PLoS Genetics (Jun 2014)

Digital genotyping of macrosatellites and multicopy genes reveals novel biological functions associated with copy number variation of large tandem repeats.

  • Manisha Brahmachary,
  • Audrey Guilmatre,
  • Javier Quilez,
  • Dan Hasson,
  • Christelle Borel,
  • Peter Warburton,
  • Andrew J Sharp

DOI
https://doi.org/10.1371/journal.pgen.1004418
Journal volume & issue
Vol. 10, no. 6
p. e1004418

Abstract

Read online

Tandem repeats are common in eukaryotic genomes, but due to difficulties in assaying them remain poorly studied. Here, we demonstrate the utility of Nanostring technology as a targeted approach to perform accurate measurement of tandem repeats even at extremely high copy number, and apply this technology to genotype 165 HapMap samples from three different populations and five species of non-human primates. We observed extreme variability in copy number of tandemly repeated genes, with many loci showing 5-10 fold variation in copy number among humans. Many of these loci show hallmarks of genome assembly errors, and the true copy number of many large tandem repeats is significantly under-represented even in the high quality 'finished' human reference assembly.

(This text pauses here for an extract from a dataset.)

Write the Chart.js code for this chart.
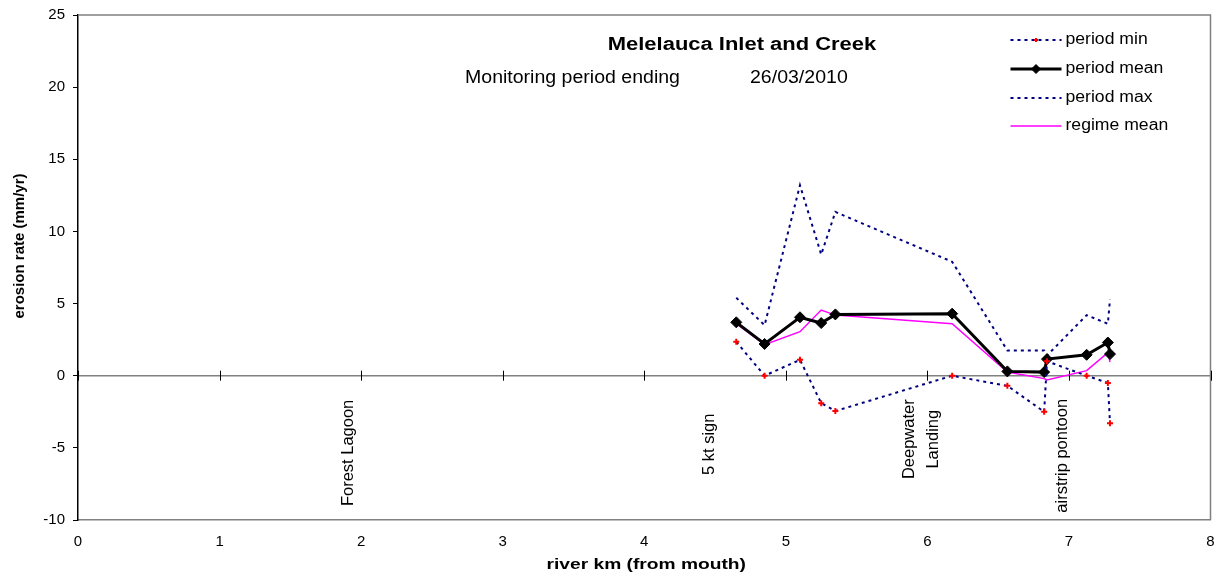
<!DOCTYPE html>
<html>
<head>
<meta charset="utf-8">
<script src="https://cdn.jsdelivr.net/npm/chart.js@4.4.1/dist/chart.umd.min.js"></script>
<style>
  html, body { margin: 0; padding: 0; background: #ffffff; }
  #wrap { width: 1217px; height: 576px; }
</style>
</head>
<body>
<div id="wrap"><canvas id="chart" width="1217" height="576"></canvas></div>
<script>
// Survey sites along the river (km from mouth)
const riverKm     = [4.65, 4.85, 5.10, 5.25, 5.35, 6.175, 6.565, 6.825, 6.845, 7.125, 7.275, 7.29];
// Erosion rates (mm/yr)
const periodMin   = [2.35, 0.0, 1.1, -1.9, -2.45, 0.0, -0.7, -2.5, 1.0, 0.0, -0.5, -3.3];
const periodMean  = [3.7, 2.2, 4.05, 3.65, 4.25, 4.3, 0.3, 0.25, 1.15, 1.45, 2.3, 1.5];
const periodMax   = [5.4, 3.5, 13.2, 8.4, 11.35, 7.9, 1.75, 1.75, 1.4, 4.2, 3.6, 5.3];
const regimeMean  = [3.6, 2.15, 3.05, 4.55, 4.2, 3.6, 0.25, -0.2, -0.3, 0.35, 1.6, 0.95];

// Landmarks written along the river axis
const siteNames = [['Forest Lagoon'], ['5 kt sign'], ['Deepwater', 'Landing'], ['airstrip pontoon']];
const siteKm    = [1.91, 4.46, 5.96, 6.955];
const siteLevel = [-5.35, -4.75, -4.4, -5.55];

const xTicks = [0, 1, 2, 3, 4, 5, 6, 7, 8];
const yTicks = [-10, -5, 0, 5, 10, 15, 20, 25];

const chartTitle = 'Melelauca Inlet and Creek';
const subTitle   = 'Monitoring period ending';
const periodEnd  = '26/03/2010';
const xTitle     = 'river km (from mouth)';
const yTitle     = 'erosion rate (mm/yr)';

const FONT = "'Liberation Sans', Arial, sans-serif";
const pts = vals => vals.map((v, i) => ({ x: riverKm[i], y: v }));

// text drawn with a horizontal stretch (wide report typeface)
function wideText(ctx, text, x, y, sx, align) {
  ctx.save();
  ctx.translate(x, y);
  ctx.scale(sx, 1);
  ctx.textAlign = align;
  ctx.fillText(text, 0, 0);
  ctx.restore();
}

// Plot frame, zero axis with crossing tick marks
const framePlugin = {
  id: 'frameAndZero',
  beforeDatasetsDraw(chart) {
    const { ctx, chartArea: a, scales: { x, y } } = chart;
    ctx.save();
    ctx.strokeStyle = '#808080';
    ctx.lineWidth = 1.5;
    ctx.beginPath();
    ctx.moveTo(a.left, a.top); ctx.lineTo(a.right, a.top); ctx.lineTo(a.right, a.bottom);
    ctx.stroke();
    const y0 = y.getPixelForValue(0);
    ctx.beginPath(); ctx.moveTo(a.left, y0); ctx.lineTo(a.right, y0); ctx.stroke();
    ctx.strokeStyle = '#000000';
    ctx.lineWidth = 1;
    xTicks.forEach(v => {
      const px = Math.round(x.getPixelForValue(v)) + 0.5;
      ctx.beginPath(); ctx.moveTo(px, y0 - 5); ctx.lineTo(px, y0 + 5); ctx.stroke();
    });
    ctx.restore();
  }
};

// Titles, landmark names and the series key
const notesPlugin = {
  id: 'notes',
  afterDraw(chart) {
    const { ctx, chartArea: a, scales: { x, y } } = chart;
    ctx.save();
    ctx.fillStyle = '#000000';
    ctx.textBaseline = 'middle';

    // headings
    ctx.font = 'bold 18px ' + FONT;
    wideText(ctx, chartTitle, 742, 45, 1.22, 'center');
    ctx.font = '18px ' + FONT;
    wideText(ctx, subTitle, 465, 78, 1.085, 'left');
    wideText(ctx, periodEnd, 750, 78, 1.085, 'left');

    // axis titles
    ctx.font = 'bold 15px ' + FONT;
    wideText(ctx, xTitle, (a.left + a.right) / 2 + 2, 565, 1.28, 'center');
    ctx.save();
    ctx.translate(20, 246);
    ctx.rotate(-Math.PI / 2);
    ctx.textAlign = 'center';
    ctx.fillText(yTitle, 0, 0);
    ctx.restore();

    // landmark names, written upwards
    ctx.font = '16.5px ' + FONT;
    siteNames.forEach((lines, i) => {
      const cx = x.getPixelForValue(siteKm[i]);
      const cy = y.getPixelForValue(siteLevel[i]);
      const lh = 24;
      lines.forEach((t, j) => {
        ctx.save();
        ctx.translate(cx + (j - (lines.length - 1) / 2) * lh, cy);
        ctx.rotate(-Math.PI / 2);
        ctx.textAlign = 'center';
        ctx.fillText(t, 0, 0);
        ctx.restore();
      });
    });

    // key
    const x0 = a.right - 200, x1 = a.right - 149, tx = a.right - 145;
    const rows = [a.top + 25, a.top + 54, a.top + 83, a.top + 111];
    ctx.font = '16px ' + FONT;
    chart.data.datasets.forEach((ds, i) => {
      const yy = rows[i];
      ctx.save();
      ctx.strokeStyle = ds.borderColor;
      ctx.lineWidth = ds.borderWidth;
      ctx.setLineDash(ds.borderDash || []);
      ctx.beginPath(); ctx.moveTo(x0, yy); ctx.lineTo(x1, yy); ctx.stroke();
      ctx.restore();
      if (ds.pointRadius > 0) {
        ctx.save();
        ctx.fillStyle = ds.pointBackgroundColor;
        ctx.strokeStyle = ds.pointBorderColor;
        ctx.lineWidth = ds.pointBorderWidth;
        Chart.helpers.drawPoint(ctx, { pointStyle: ds.pointStyle, radius: ds.pointRadius - 1, borderWidth: ds.pointBorderWidth, rotation: 0 }, (x0 + x1) / 2, yy);
        ctx.restore();
      }
      ctx.fillStyle = '#000000';
      wideText(ctx, ds.label, tx, yy, 1.1, 'left');
    });
    ctx.restore();
  }
};

new Chart(document.getElementById('chart'), {
  type: 'line',
  data: {
    datasets: [
      {
        label: 'period min',
        data: pts(periodMin),
        borderColor: '#000080', borderWidth: 2, borderDash: [3, 4],
        pointStyle: 'cross', pointRadius: 3, pointBorderWidth: 2,
        pointBorderColor: '#ff0000', pointBackgroundColor: '#ff0000',
        tension: 0
      },
      {
        label: 'period mean',
        data: pts(periodMean),
        borderColor: '#000000', borderWidth: 3,
        pointStyle: 'rectRot', pointRadius: 5.5, pointBorderWidth: 1,
        pointBorderColor: '#000000', pointBackgroundColor: '#000000',
        tension: 0
      },
      {
        label: 'period max',
        data: pts(periodMax),
        borderColor: '#000080', borderWidth: 2, borderDash: [3, 4],
        pointRadius: 0,
        tension: 0
      },
      {
        label: 'regime mean',
        data: pts(regimeMean),
        borderColor: '#ff00ff', borderWidth: 1.5,
        pointRadius: 0,
        tension: 0
      }
    ]
  },
  options: {
    responsive: false,
    animation: false,
    devicePixelRatio: 1,
    layout: { padding: { left: 0, right: 6, top: 15, bottom: 0 } },
    plugins: {
      legend: { display: false },
      tooltip: { enabled: false },
      title: { display: false }
    },
    scales: {
      x: {
        type: 'linear',
        min: 0, max: 8,
        afterFit(scale) { scale.height = 56; scale.paddingLeft = 0; scale.paddingRight = 0; },
        afterBuildTicks(scale) { scale.ticks = xTicks.map(v => ({ value: v })); },
        grid: { display: false, drawTicks: false },
        border: { display: true, color: '#808080', width: 1.5 },
        ticks: { color: '#000000', font: { family: FONT, size: 15 }, padding: 13, maxRotation: 0 }
      },
      y: {
        min: -10, max: 25,
        afterFit(scale) { scale.width = 78; scale.paddingTop = 0; scale.paddingBottom = 0; },
        afterBuildTicks(scale) { scale.ticks = yTicks.map(v => ({ value: v })); },
        grid: { drawOnChartArea: false, drawTicks: true, tickLength: 5, color: '#000000' },
        border: { display: true, color: '#000000', width: 1.5 },
        ticks: { color: '#000000', font: { family: FONT, size: 15 }, padding: 8 }
      }
    }
  },
  plugins: [framePlugin, notesPlugin]
});
</script>
</body>
</html>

Importantly, we demonstrate that most large tandem repeat variations are not tagged by nearby SNPs, and are therefore essentially invisible to SNP-based GWAS approaches. Using association analysis we identify many cis correlations of large tandem repeat variants with nearby gene expression and DNA methylation levels, indicating that variations of tandem repeat length are associated with functional effects on the local genomic environment. This includes an example where expansion of a macrosatellite repeat is associated with increased DNA methylation and suppression of nearby gene expression, suggesting a mechanism termed "repeat induced gene silencing", which has previously been observed only in transgenic organisms. We also observed multiple signatures consistent with altered selective pressures at tandemly repeated loci, suggesting important biological functions. Our studies show that tandemly repeated loci represent a highly variable fraction of the genome that have been systematically ignored by most previous studies, copy number variation of which can exert functionally significant effects. We suggest that future studies of tandem repeat loci will lead to many novel insights into their role in modulating both genomic and phenotypic diversity.